Submitted to: American Society of Agronomy Abstracts
Publication Type: Abstract Only
Publication Acceptance Date: October 1, 2008
Publication Date: October 8, 2008
Citation: Pinson, S.R., Gibbons, J.W., Jia, Y. 2008. Early generation selection for resistance to rice kernel fissuring proves effective. [abstract] American Society of Agronomy Abstracts. p. 552-8.

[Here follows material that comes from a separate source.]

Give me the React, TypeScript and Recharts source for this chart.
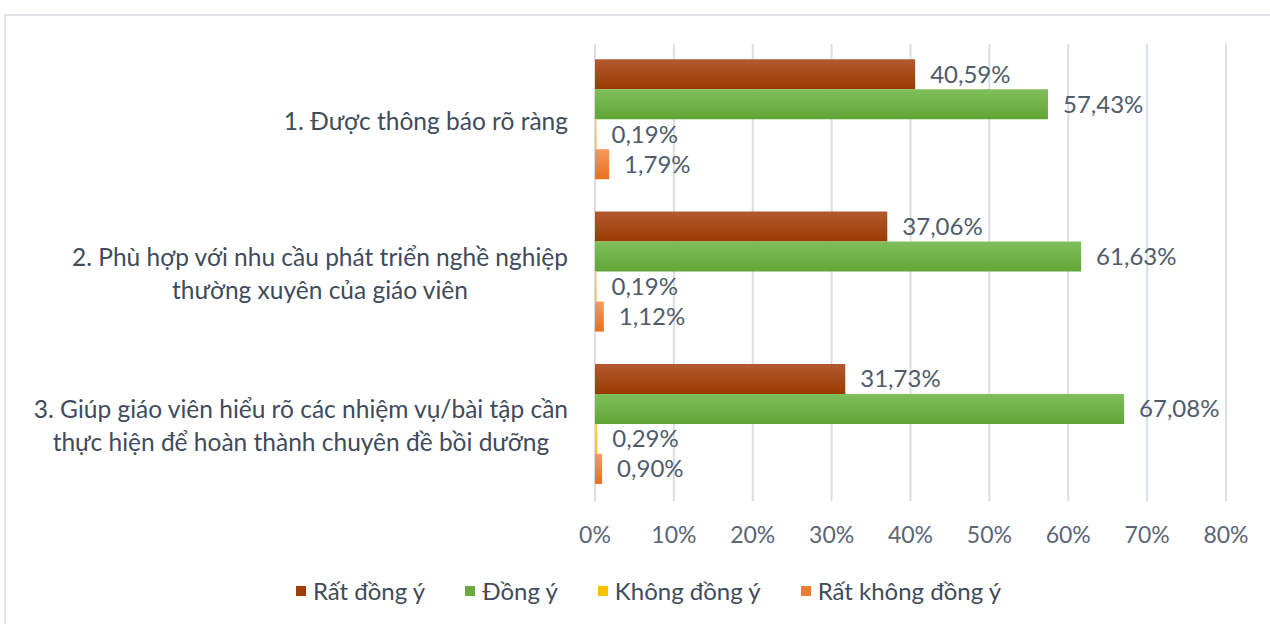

Rice milling yield refers to the proportion of kernels remaining unbroken after mechanical removal of the hull and bran layers. Whole kernels have two to three times more market value than brokens. Any reduction in milling yield will directly result in financial losses for both producers and millers. Exposure of the rice kernels to severe moisture changes before or after harvest can cause them to fissure, and is one of the leading causes of reduced milling yield. ‘Cypress’, a southern U.S.A. rice cultivar released in 1993, is known for its resistance to kernel fissuring. This cultivar is not widely grown today, having been replaced with cultivars having higher yield potential and disease resistance. While breeders would like to incorporate Cypress’ fissure resistance into improved cultivars, their efforts are limited due to a lack of methods for identifying and selecting for fissure-resistance in early breeding generations. A laboratory method wherein small samples of seed are evaluated for fissure rates after controlled rewetting has proven to reliably identify fissure resistance among pure-breeding material grown in several replicated environments. This study investigated how effective the technique is as an F2 selection tool. Seed from 300 unreplicated Cypress/LaGrue F2 plants was evaluated for resistance to induced fissuring. The 10% most resistant (R), and 10% most susceptible (S) progeny were selected for planting into F3 panicle rows in 2007. F3’s were planted in two locations (TX and AR), two replications per location. Fissure resistance measured on seed harvested from five individual plants per F3 row showed significant differences between the mean and distribution of the R and S populations. The average fissuring rate among the R selections was 20%, while the S selections averaged 35% fissuring. The efficacy of selection in the F3 generation is the focus of further study.